## Begin The data

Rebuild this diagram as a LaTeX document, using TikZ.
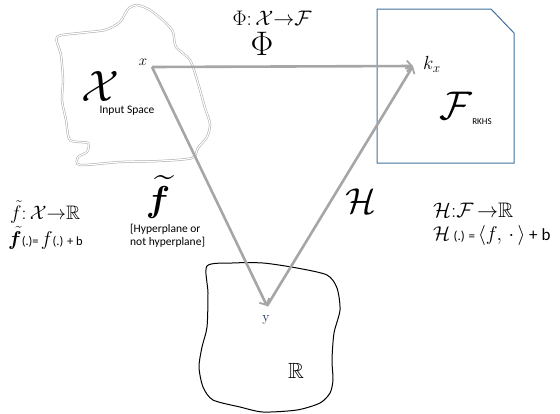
\RequirePackage{fix-cm}
\documentclass[tikz,border=0pt]{standalone}
\usepackage{amssymb}
\usepackage{bm}
\usepackage{fontspec}
\newfontfamily\calib{Carlito}
\usetikzlibrary{arrows.meta}
\definecolor{boxblue}{HTML}{41719C}
\definecolor{arrowgray}{HTML}{A6A6A6}
\definecolor{ynavy}{HTML}{1F2F5F}

\begin{document}
\begin{tikzpicture}[x=1pt, y=-1pt, >={Straight Barb[length=5pt,width=11pt,line width=1.8pt]}]
  \useasboundingbox (0,0) rectangle (560,413);
  \tikzset{
    map/.style={draw=arrowgray, line width=2.6pt, ->},
    note/.style={font=\calib\fontsize{11.5}{12.5}\selectfont, align=left, inner sep=0pt}
  }

  % Input space
  \draw[gray!70, double=white, double distance=1.2pt, line width=0.5pt]
    plot[smooth cycle, tension=0.45] coordinates {(57,37) (80,33) (105,30) (120,22) (128,9) (137,5) (150,10) (165,22) (173,32) (176,47) (190,60) (198,83) (205,108) (210,124) (207,137) (198,148) (192,158) (160,161) (120,162) (80,165) (78,157) (87,152) (88,143) (70,140) (66,120) (62,100) (63,80) (61,55)};
  \node (X) at (100,86) {\fontsize{44}{44}\selectfont$\mathcal{X}$};
  \node[note] (inp) at (127,111) {Input Space};
  \coordinate (x) at (152,67);
  \node (xl) at (143,62) {\fontsize{15}{15}\selectfont$x$};

  % Feature space
  \draw[boxblue, line width=1pt] (377,9) -- (491,9) -- (514,33) -- (514,163) -- (377,163) -- cycle;
  \coordinate (kx) at (413,66);
  \node (kxl) at (432,64) {\fontsize{19}{19}\selectfont$k_x$};
  \node (F) at (456,106) {\fontsize{40}{40}\selectfont$\mathcal{F}$};
  \node[note, font=\calib\fontsize{9}{10}\selectfont] (rkhs) at (482,122) {RKHS};

  % Output space
  \draw[black, line width=1pt]
    plot[smooth cycle, tension=0.45] coordinates {(207,266) (232,263) (263,263) (297,268) (327,275) (337,288) (340,310) (334,333) (332,360) (333,380) (330,393) (320,403) (297,410) (263,412) (240,407) (213,400) (203,387) (199,367) (202,347) (207,327) (208,293)};
  \coordinate (y) at (267,306);
  \node[text=ynavy] (yl) at (266,320) {\fontsize{14}{14}\selectfont y};
  \node (R) at (296,371) {\fontsize{22}{22}\selectfont$\mathbb{R}$};

  % Maps
  \draw[map] (x) -- (kx);
  \draw[map] (x) -- (y);
  \draw[map] (y) -- (kx);

  % Labels
  \node (phimap) at (272,18) {\fontsize{21}{21}\selectfont$\Phi{:}\,\mathcal{X}{\rightarrow}\mathcal{F}$};
  \node (phi) at (262,44) {\fontsize{34}{34}\selectfont$\Phi$};
  \node[inner sep=0pt] (ft) at (158,197) {\fontsize{36}{36}\selectfont$\widetilde{\bm{f}}$};
  \node[note, anchor=north west] (hyp) at (130,224) {[Hyperplane or\\not hyperplane]};
  \node (H) at (361,201) {\fontsize{36}{36}\selectfont$\mathcal{H}$};
  \node[anchor=west, inner sep=0pt] (fmap) at (10,212) {\fontsize{19.5}{19.5}\selectfont$\tilde{f}{:}\,\mathcal{X}{\rightarrow}\mathbb{R}$};
  \node[anchor=west, inner sep=0pt] (fdef) at (8,238) {\fontsize{20}{20}\selectfont$\tilde{\bm{f}}$\calib\fontsize{12.5}{13}\selectfont(.)=\,\fontsize{20}{20}\selectfont$f$\calib\fontsize{12.5}{13}\selectfont(.) + b};
  \node[anchor=west, inner sep=0pt] (hmap) at (433,210) {\fontsize{21}{21}\selectfont$\mathcal{H}{:}\mathcal{F}\,{\rightarrow}\mathbb{R}$};
  \node[anchor=west, inner sep=0pt] (hdef) at (433,235) {\fontsize{20}{20}\selectfont$\mathcal{H}$\,\calib\fontsize{13}{14}\selectfont(.) = \fontsize{20}{20}\selectfont$\langle f,\,\cdot\,\rangle$\calib\fontsize{17}{17}\selectfont\ + b};
\end{tikzpicture}
\end{document}
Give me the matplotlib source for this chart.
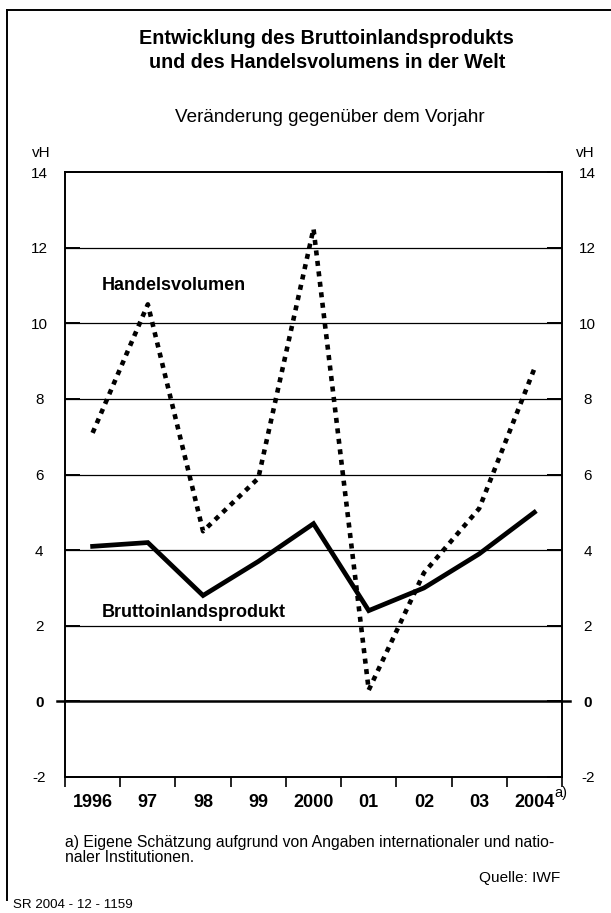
import matplotlib
matplotlib.use("Agg")
import matplotlib.pyplot as plt
from matplotlib.lines import Line2D

plt.rcParams['font.family'] = ['Liberation Sans', 'DejaVu Sans']

years = ["1996", "97", "98", "99", "2000", "01", "02", "03", "2004"]
bip = [4.1, 4.2, 2.8, 3.7, 4.7, 2.4, 3.0, 3.9, 5.0]
handel = [7.1, 10.5, 4.5, 5.9, 12.5, 0.3, 3.4, 5.1, 8.8]
yticks = [-2, 0, 2, 4, 6, 8, 10, 12, 14]

fig = plt.figure(figsize=(6.11, 9.13), dpi=100)
ax = fig.add_axes([65/611, 1-777/913, 497/611, 605/913])

x = list(range(len(years)))
ax.set_xlim(-0.5, len(years) - 0.5)
ax.set_ylim(-2, 14)

for y in yticks:
    if y in (-2, 14):
        continue
    if y == 0:
        ax.add_line(Line2D([-0.65, len(years) - 0.35], [0, 0], color='black', lw=1.8,
                           clip_on=False, zorder=2))
    else:
        ax.axhline(y, color='black', lw=0.9, zorder=1)

ax.plot(x, handel, color='black', lw=3.3, linestyle=(0, (1.1, 1.2)),
        dash_capstyle='butt', zorder=3)
ax.plot(x, bip, color='black', lw=3.4, solid_joinstyle='miter', zorder=4)

for s in ax.spines.values():
    s.set_linewidth(1.4)

# y ticks on both sides, inward
ax.set_yticks(yticks)
ax.set_yticklabels([str(v) for v in yticks], fontsize=11)
ax.tick_params(axis='y', which='major', direction='in', length=11, width=1.4,
               left=True, right=True, labelleft=True, labelright=True, pad=18.5)
for t in ax.yaxis.get_major_ticks():
    t.label1.set_horizontalalignment('center')
    t.label2.set_horizontalalignment('center')
    if t.label1.get_text() == "0":
        t.label1.set_fontweight('bold')
        t.label2.set_fontweight('bold')

# x ticks at interval boundaries, labels at centers
ax.set_xticks([i - 0.5 for i in range(len(years) + 1)], minor=True)
ax.set_xticks(x)
ax.set_xticklabels(years, fontsize=13, fontweight='bold')
ax.tick_params(axis='x', which='major', length=0, pad=12)
ax.tick_params(axis='x', which='minor', direction='out', length=7, width=1.2)

ax.text((561 - 65) / 497, (777 - 793) / 605, "a)", transform=ax.transAxes,
        fontsize=10.5, ha='center', va='center')

ax.text((101.5 - 65) / 497, 11.0, "Handelsvolumen", fontsize=13, fontweight='bold',
        ha='left', va='center', transform=ax.get_yaxis_transform())
ax.text((101.5 - 65) / 497, 2.35, "Bruttoinlandsprodukt", fontsize=13, fontweight='bold',
        ha='left', va='center', transform=ax.get_yaxis_transform())

fig.text(326/611, 1-38/913, "Entwicklung des Bruttoinlandsprodukts", fontsize=14.2,
         fontweight='bold', ha='center', va='center')
fig.text(327/611, 1-62/913, "und des Handelsvolumens in der Welt", fontsize=14.2,
         fontweight='bold', ha='center', va='center')
fig.text(330/611, 1-118/913, "Veränderung gegenüber dem Vorjahr", fontsize=13.6,
         ha='center', va='center')
fig.text(32/611, 1-153/913, "vH", fontsize=11, ha='left', va='center')
fig.text(576/611, 1-153/913, "vH", fontsize=11, ha='left', va='center')

fig.text(65/611, 1-842/913, "a) Eigene Schätzung aufgrund von Angaben internationaler und natio-",
         fontsize=11.3, ha='left', va='center')
fig.text(65/611, 1-857/913, "naler Institutionen.", fontsize=11.3, ha='left', va='center')
fig.text(560/611, 1-878/913, "Quelle: IWF", fontsize=11.1, ha='right', va='center')
fig.text(13/611, 1-905/913, "SR 2004 - 12 - 1159", fontsize=9.6, ha='left', va='center')

# outer frame (top and left)
fig.add_artist(Line2D([7/611, 1.0], [1-10/913, 1-10/913], color='black', lw=1.4,
                      transform=fig.transFigure))
fig.add_artist(Line2D([7/611, 7/611], [1-900/913, 1-10/913], color='black', lw=1.4,
                      transform=fig.transFigure))

fig.savefig("out.png", dpi=100)
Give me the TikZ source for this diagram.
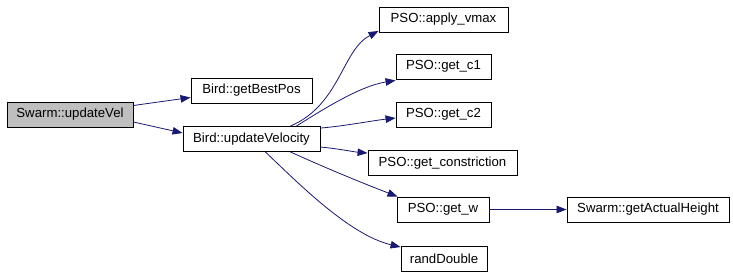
\documentclass[tikz,border=0pt]{standalone}
\usepackage{fontspec}
\setmainfont{Liberation Sans}
\usetikzlibrary{arrows.meta}
\definecolor{edgeblue}{HTML}{191970}
\definecolor{focusgray}{HTML}{BFBFBF}
\tikzset{
  fn/.style={draw=black, line width=0.9pt, fill=white, inner sep=0pt,
    minimum height=25pt, font=\fontsize{13.2}{15}\selectfont},
  focus/.style={fn, fill=focusgray},
  edge/.style={draw=edgeblue, line width=0.8pt,
    -{Triangle[length=10pt,width=7.5pt]}},
}
\begin{document}
\begin{tikzpicture}[x=1pt, y=-1pt]
  \useasboundingbox (0,0) rectangle (733,275);
  % call graph nodes
  \node[focus, minimum width=126pt] (vel)  at (70,114.5)  {Swarm::updateVel};
  \node[fn, minimum width=121pt]    (best) at (251.5,90.5) {Bird::getBestPos};
  \node[fn, minimum width=137pt]    (uv)   at (251.5,139)  {Bird::updateVelocity};
  \node[fn, minimum width=129pt]    (vmax) at (443.5,19.5) {PSO::apply\_vmax};
  \node[fn, minimum width=95pt]     (c1)   at (443.5,66.5) {PSO::get\_c1};
  \node[fn, minimum width=95pt]     (c2)   at (443.5,114.5) {PSO::get\_c2};
  \node[fn, minimum width=149pt]    (con)  at (442.5,163)  {PSO::get\_constriction};
  \node[fn, minimum width=92pt]     (w)    at (443,209.5)  {PSO::get\_w};
  \node[fn, minimum width=162pt]    (ah)   at (648,209.5)  {Swarm::getActualHeight};
  \node[fn, minimum width=86pt]     (rd)   at (444,259)    {randDouble};
  % calls
  \draw[edge] ([yshift=9pt]vel.east) -- ([yshift=-7pt]best.west);
  \draw[edge] ([yshift=-7.5pt]vel.east) -- ([yshift=6pt]uv.west);
  \draw[edge] ([xshift=-30pt]uv.north east) .. controls (340,105) and (342,50) .. ([yshift=1.5pt]vmax.south west);
  \draw[edge] ([xshift=-24pt]uv.north east) .. controls (322,110) and (360,86) .. ([yshift=-1pt]c1.south west);
  \draw[edge] ([yshift=-2pt]uv.north east) .. controls (345,126) and (370,121) .. ([yshift=-3.5pt]c2.west);
  \draw[edge] ([yshift=-8pt]uv.east) .. controls (340,149) and (355,152) .. ([yshift=-3pt]con.north west);
  \draw[edge] ([xshift=-30pt]uv.south east) .. controls (330,170) and (370,186) .. ([xshift=1pt]w.north west);
  \draw[edge] ([xshift=-55pt]uv.south east) .. controls (300,185) and (350,235) .. ([yshift=-1pt]rd.north west);
  \draw[edge] (w) -- (ah);
\end{tikzpicture}
\end{document}
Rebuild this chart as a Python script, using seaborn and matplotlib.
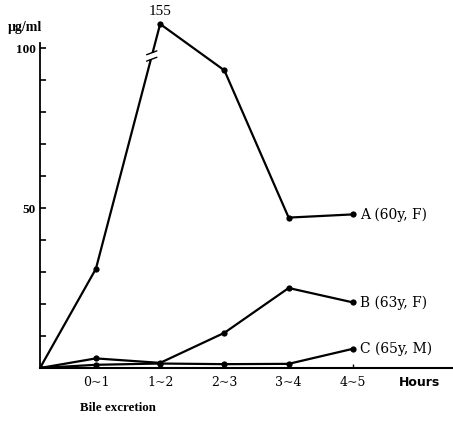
import matplotlib
matplotlib.use("Agg")
import matplotlib.pyplot as plt
import seaborn as sns
import numpy as np
import pandas as pd

# ---- data ----
categories = ["", "0~1", "1~2", "2~3", "3~4", "4~5"]   # first point = origin (start)
series_A = [0, 31, 155, 93, 47, 48]
series_B = [0, 3, 1.6, 11, 25, 20.5]
series_C = [0, 1, 1.4, 1.2, 1.3, 6]
series_labels = ["A (60y, F)", "B (63y, F)", "C (65y, M)"]
y_ticks_labeled = [50, 100]
y_break_at = 100      # axis broken above this value
y_break_top = 107.5   # display height used for the broken value
x_start = 0.13        # start point sits on the y axis, a bit before "0~1"

def disp(v):
    v = np.asarray(v, dtype=float)
    return np.where(v <= y_break_at, v,
                    y_break_at + (v - y_break_at) * (y_break_top - y_break_at) / (155 - y_break_at))

x_pos = np.array([x_start] + list(range(1, len(categories))), dtype=float)
rows = []
for name, vals in zip(series_labels, [series_A, series_B, series_C]):
    for xp, v in zip(x_pos, vals):
        rows.append({"x": xp, "y": float(disp(v)), "raw": v, "series": name})
df = pd.DataFrame(rows)

sns.set_theme(style="white")
plt.rcParams["font.family"] = ["DejaVu Serif"]
plt.rcParams["text.color"] = "black"

fig = plt.figure(figsize=(4.53, 4.23), dpi=100)
ax = fig.add_axes([40/453, 1 - 368/423, 413/453, (368 - 10)/423])

sns.lineplot(data=df, x="x", y="y", hue="series", units="series", estimator=None,
             palette=["black"] * 3, linewidth=1.6, marker="o", markersize=4.5,
             markeredgewidth=0, legend=False, ax=ax, sort=False)

ax.set_xlim(x_start, x_start + 413 / 64.25)
ax.set_ylim(0, (368 - 10) / 3.2)

# spines
for s in ["top", "right"]:
    ax.spines[s].set_visible(False)
ax.spines["left"].set_bounds(0, 101.5)
ax.spines["left"].set_linewidth(1.3)
ax.spines["bottom"].set_linewidth(1.5)
ax.spines["left"].set_color("black")
ax.spines["bottom"].set_color("black")

# ticks
yt = np.arange(10, 101, 10)
ax.set_yticks(yt)
ax.set_yticklabels([str(int(t)) if t in y_ticks_labeled else "" for t in yt],
                   fontsize=9.5, fontweight="bold", family=["Liberation Serif"])
ax.set_xticks(x_pos[1:])
ax.set_xticklabels(categories[1:], fontsize=9)
ax.tick_params(axis="y", left=True, direction="in", length=4, width=1.2, pad=3, colors="black")
ax.tick_params(axis="x", bottom=True, direction="in", length=3, width=1.0, pad=6, colors="black")
ax.set_xlabel("")
ax.set_ylabel("")

# end labels
for name, vals in zip(series_labels, [series_A, series_B, series_C]):
    ax.annotate(name, (x_pos[-1], float(disp(vals[-1]))), xytext=(5, 0),
                textcoords="offset points", va="center", ha="left",
                fontsize=10)

# peak label
i_peak = int(np.argmax(series_A))
ax.annotate(str(series_A[i_peak]), (x_pos[i_peak], float(disp(series_A[i_peak]))),
            xytext=(0, 4), textcoords="offset points", ha="center", va="bottom",
            fontsize=11, family=["Liberation Serif"])

# break marks on the rising segment of A
x0, x1 = x_pos[i_peak - 1], x_pos[i_peak]
y0, y1 = float(disp(series_A[i_peak - 1])), float(disp(series_A[i_peak]))
yb = 97.5
t = (yb - y0) / (y1 - y0)
xb = x0 + t * (x1 - x0)
ax.plot([xb], [yb], marker="s", markersize=5, color="white", markeredgewidth=0, zorder=5)
for dy in (-1.0, 1.0):
    ax.plot([xb - 0.08, xb + 0.08], [yb + dy - 0.6, yb + dy + 0.6],
            color="black", linewidth=1.0, zorder=6)

# axis texts
ax.text(x_start + 380 / 64.25, -2.6, "Hours", ha="center", va="top",
        fontsize=9, fontweight="bold", family=["DejaVu Sans"])
fig.text(80/453, 1 - 408/423, "Bile excretion", ha="left", va="center",
         fontsize=9.3, fontweight="bold", family=["Liberation Serif"])
fig.text(8/453, 1 - 28/423, "μg/ml", ha="left", va="center",
         fontsize=10, fontweight="bold", family=["Liberation Serif"])

fig.savefig("out.png", dpi=100, facecolor="white")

## End The data

■ What the exercise asks:
From the entries above, copy exactly the lines starting at the one with "Give me the matplotlib source for this chart." and stopping at the one with "direction='out', length=7, width=1.2)", keeping both ends. Drop the pictures.

■ Exercise solution:
Give me the matplotlib source for this chart.
import matplotlib
matplotlib.use("Agg")
import matplotlib.pyplot as plt
from matplotlib.lines import Line2D

plt.rcParams['font.family'] = ['Liberation Sans', 'DejaVu Sans']

years = ["1996", "97", "98", "99", "2000", "01", "02", "03", "2004"]
bip = [4.1, 4.2, 2.8, 3.7, 4.7, 2.4, 3.0, 3.9, 5.0]
handel = [7.1, 10.5, 4.5, 5.9, 12.5, 0.3, 3.4, 5.1, 8.8]
yticks = [-2, 0, 2, 4, 6, 8, 10, 12, 14]

fig = plt.figure(figsize=(6.11, 9.13), dpi=100)
ax = fig.add_axes([65/611, 1-777/913, 497/611, 605/913])

x = list(range(len(years)))
ax.set_xlim(-0.5, len(years) - 0.5)
ax.set_ylim(-2, 14)

for y in yticks:
    if y in (-2, 14):
        continue
    if y == 0:
        ax.add_line(Line2D([-0.65, len(years) - 0.35], [0, 0], color='black', lw=1.8,
                           clip_on=False, zorder=2))
    else:
        ax.axhline(y, color='black', lw=0.9, zorder=1)

ax.plot(x, handel, color='black', lw=3.3, linestyle=(0, (1.1, 1.2)),
        dash_capstyle='butt', zorder=3)
ax.plot(x, bip, color='black', lw=3.4, solid_joinstyle='miter', zorder=4)

for s in ax.spines.values():
    s.set_linewidth(1.4)

# y ticks on both sides, inward
ax.set_yticks(yticks)
ax.set_yticklabels([str(v) for v in yticks], fontsize=11)
ax.tick_params(axis='y', which='major', direction='in', length=11, width=1.4,
               left=True, right=True, labelleft=True, labelright=True, pad=18.5)
for t in ax.yaxis.get_major_ticks():
    t.label1.set_horizontalalignment('center')
    t.label2.set_horizontalalignment('center')
    if t.label1.get_text() == "0":
        t.label1.set_fontweight('bold')
        t.label2.set_fontweight('bold')

# x ticks at interval boundaries, labels at centers
ax.set_xticks([i - 0.5 for i in range(len(years) + 1)], minor=True)
ax.set_xticks(x)
ax.set_xticklabels(years, fontsize=13, fontweight='bold')
ax.tick_params(axis='x', which='major', length=0, pad=12)
ax.tick_params(axis='x', which='minor', direction='out', length=7, width=1.2)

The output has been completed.